At Cafesjian Art Trust show, new curator helps us find ourselves in abstraction
When she was around nine or 10 years old, Jill Ahlberg Yohe visited the National Gallery of Art.
She recalls staring at a painting by the abstract expressionist artist Mark Rothko, transfixed with an intensity that even the adults in the room did not fully grasp. So perhaps it makes sense that she’d go on to become an art curator — and that the first show she assembled solo since taking over last year as the curator of modern and contemporary art at the Cafesjian Art Trust in Shoreview would focus on abstract art.
“I think a lot of people who aren’t art history majors or have experience in museums can feel a little uneasy with abstraction, and I don’t think that we as curators have done the best job in bringing abstraction to everyone,” she said. “Fundamentally, abstraction is just about ideas, emotions and experiences. And as humans, we all have all of those.”
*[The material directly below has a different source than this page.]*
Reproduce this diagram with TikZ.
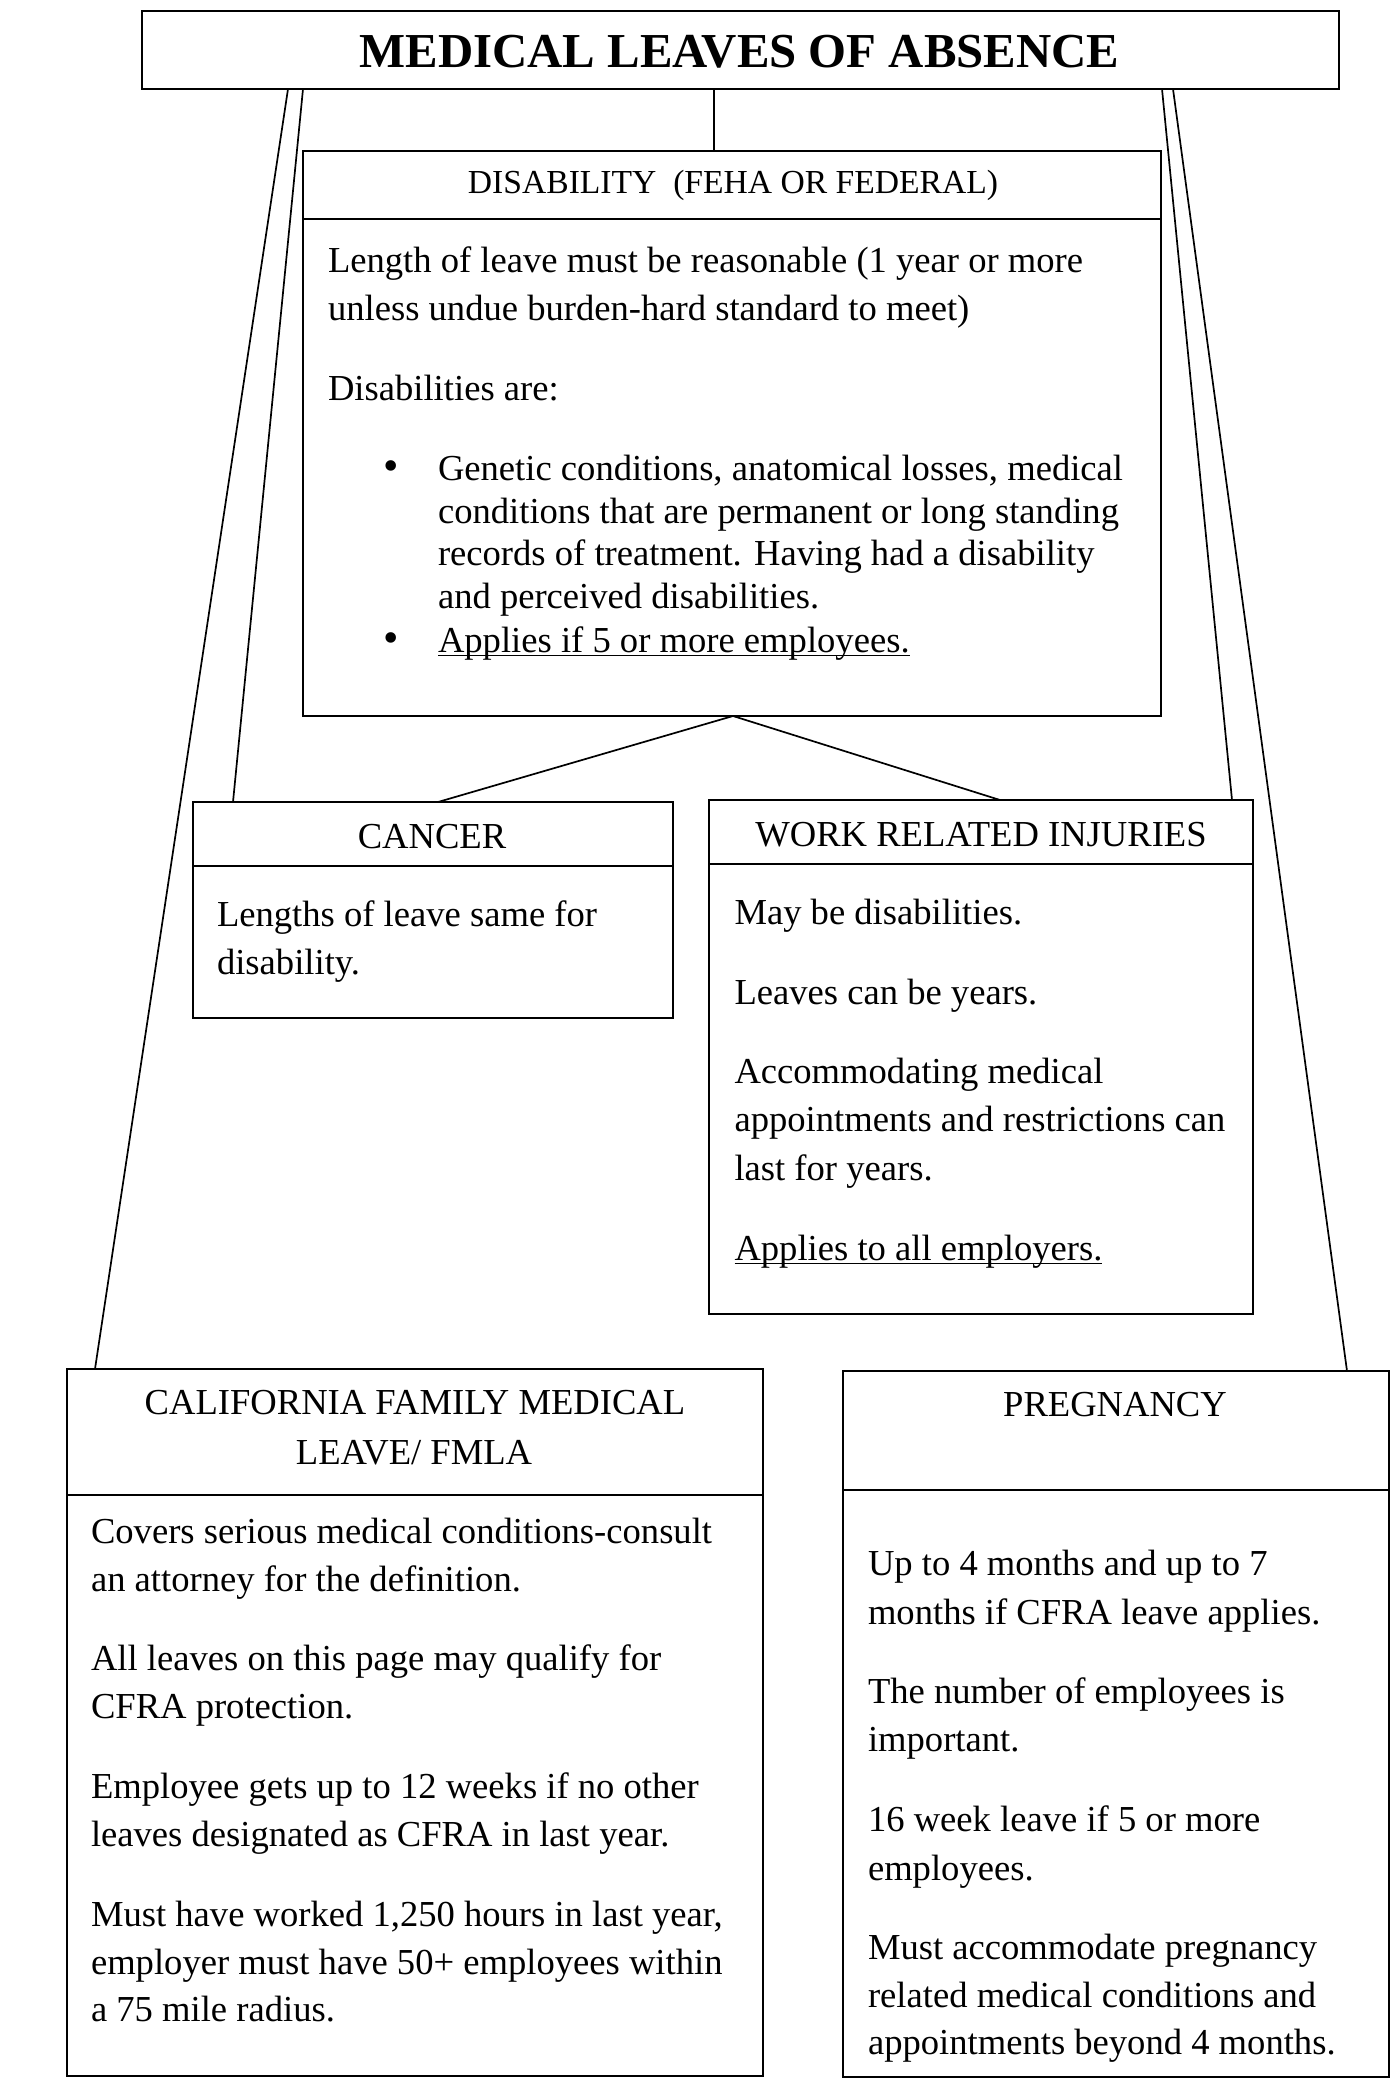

“Abstraction and Ourselves” runs at the CAT through July 31. Museum admission is free. Timed guided tours must be reserved in advance for Thursday and Friday daytime visits (10 a.m., 1 p.m. and 3 p.m.), but no reservations are required for open-browsing hours Friday evenings (5–8 p.m.) and Saturdays (10 a.m.–4:30 p.m.). More info and tour reservation information is online at cafesjianarttrust.org/abstraction.
The show contains about two dozen works, predominantly from the CAT collection but also including loaned works from the Weisman Art Museum and Bockley Gallery in Minneapolis and the Art Bridges Foundation in Arkansas. All but two or three artists in the exhibition are women, including both renowned names like Georgia O’Keeffe, Dyani White Hawk and Toots Zynsky and those like Helen Frankenthaler and Claire Falkenstein, whose contributions to 20th-century American art are more frequently overlooked.
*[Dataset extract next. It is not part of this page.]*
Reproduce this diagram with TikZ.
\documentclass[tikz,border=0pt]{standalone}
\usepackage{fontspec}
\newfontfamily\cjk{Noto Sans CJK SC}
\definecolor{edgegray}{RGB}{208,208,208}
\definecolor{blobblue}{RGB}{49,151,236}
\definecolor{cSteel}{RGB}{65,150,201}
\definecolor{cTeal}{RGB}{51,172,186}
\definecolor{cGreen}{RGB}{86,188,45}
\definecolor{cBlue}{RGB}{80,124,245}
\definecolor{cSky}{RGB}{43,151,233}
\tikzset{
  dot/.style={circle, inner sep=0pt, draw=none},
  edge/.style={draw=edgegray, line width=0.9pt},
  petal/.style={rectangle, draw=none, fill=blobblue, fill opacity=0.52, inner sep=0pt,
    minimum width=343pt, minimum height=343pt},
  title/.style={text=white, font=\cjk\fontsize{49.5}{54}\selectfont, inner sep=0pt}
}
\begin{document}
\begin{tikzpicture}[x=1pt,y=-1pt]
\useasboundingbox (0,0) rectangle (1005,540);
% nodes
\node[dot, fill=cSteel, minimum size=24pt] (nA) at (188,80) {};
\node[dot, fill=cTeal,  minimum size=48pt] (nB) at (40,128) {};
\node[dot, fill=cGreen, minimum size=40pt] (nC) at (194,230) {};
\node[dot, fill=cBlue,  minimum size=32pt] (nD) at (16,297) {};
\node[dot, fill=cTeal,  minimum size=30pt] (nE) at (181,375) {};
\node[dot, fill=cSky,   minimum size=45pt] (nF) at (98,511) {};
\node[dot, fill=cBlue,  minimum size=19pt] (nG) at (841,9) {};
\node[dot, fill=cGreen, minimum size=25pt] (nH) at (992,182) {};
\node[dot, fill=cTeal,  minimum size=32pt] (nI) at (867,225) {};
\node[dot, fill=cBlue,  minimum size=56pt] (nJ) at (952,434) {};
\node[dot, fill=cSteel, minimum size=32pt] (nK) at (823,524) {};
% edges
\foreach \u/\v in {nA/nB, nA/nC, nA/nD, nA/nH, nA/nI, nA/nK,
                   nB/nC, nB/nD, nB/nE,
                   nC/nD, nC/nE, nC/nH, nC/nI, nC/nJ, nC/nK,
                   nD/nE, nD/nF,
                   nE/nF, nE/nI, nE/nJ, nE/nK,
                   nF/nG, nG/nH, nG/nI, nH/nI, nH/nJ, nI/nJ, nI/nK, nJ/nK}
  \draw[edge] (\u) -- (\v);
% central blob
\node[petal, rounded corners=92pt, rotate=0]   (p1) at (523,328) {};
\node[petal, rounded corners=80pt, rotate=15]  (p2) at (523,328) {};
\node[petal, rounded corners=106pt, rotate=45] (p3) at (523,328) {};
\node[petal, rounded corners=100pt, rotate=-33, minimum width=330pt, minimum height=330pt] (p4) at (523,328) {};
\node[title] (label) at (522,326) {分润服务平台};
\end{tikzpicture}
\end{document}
And alongside works in glass, for which the CAT’s collection has quickly become notable, the exhibition also showcases large-scale paintings, which the museum has focused more strongly on collecting over the past year under Ahlberg Yohe, and multimedia pieces like beadwork panel “Puzzles Circles and Patterns” by South African Mpondo Xhosa artist Thando Ntobela.
“It wasn’t just one art history that developed abstraction,” she said. “Artists have had modes of abstraction for long, long periods of time, and (we need to) open up those conversations more to say that there are multiple strands of abstraction that have always existed.”
The seed of the exhibition, the discovery from which the whole show took shape, was finding the triptych of “Spaces I,” “Spaces II” and “Spaces III,” by the 20th-century Czech duo Stanislav Libenský and Jaroslava Brychtová, in philanthropist and museum namesake Gerard Cafesjian’s collection.
The works are dense smoky-gray glass blocks, each seemingly compressed at a different angle and shot through with a severe diamond-shaped tunnel. The forms create the dramatic effect of trapped light struggling to free itself before finally beaming triumphantly back out into the world.
They are, at the risk of editorializing, stunning. And as you might expect, Ahlberg Yohe thinks so too.
“Libenský and Brychtová are such exceptional abstract artists and it’s unfortunate that not enough people know about them, which is in part because they were working in glass,” she said. “It’s about where we’re lending our curatorial eye. How can we move the conversation to see glass in the context of broader art stories?”
Presenting glass well is a tricky process that requires a strong command of gallery lighting — consider what happens when you accidentally take a flash photo through a window — which the CAT has always excelled at. I’ve long thought the museum’s inaugural curator, Andy Schlauch, was one of the best in the biz, and Ahlberg Yohe has proven herself similarly deft.
“I feel very strongly about ensuring my work understands the intentionality of the artist,” she said. “What are they saying? What do they want to say? What do they want people to experience? And how do I as a curator make that happen?”
This is more easily achievable in some cases than others. Libenský and Brychtová gave some interviews and left behind written notes, Ahlberg Yohe said, from which she could extrapolate as a historian might. Other artists in the exhibition, like the late painter Edith Carlson, were loath to analyze their own work and therefore not forthcoming, whereas when Ahlberg Yohe was figuring out how to best display a work by the contemporary German artist Udo Zembok, she just sent him an email.
That work, the beguiling 2013 glass sculpture “Horizon 02,” will have a sofa in front of it, to encourage visitors to take time to sit with the art. Sure, there are text panels that explain each piece, but Ahlberg Yohe hopes visitors do more than just read the words and move on.
“It’s slowing down a little bit, being able to say, ‘I’m looking at this, and what’s emerging for me?’” she said. “It’s allowing visitors to just own abstraction for themselves. It’s not in the hands of anyone other than themselves.”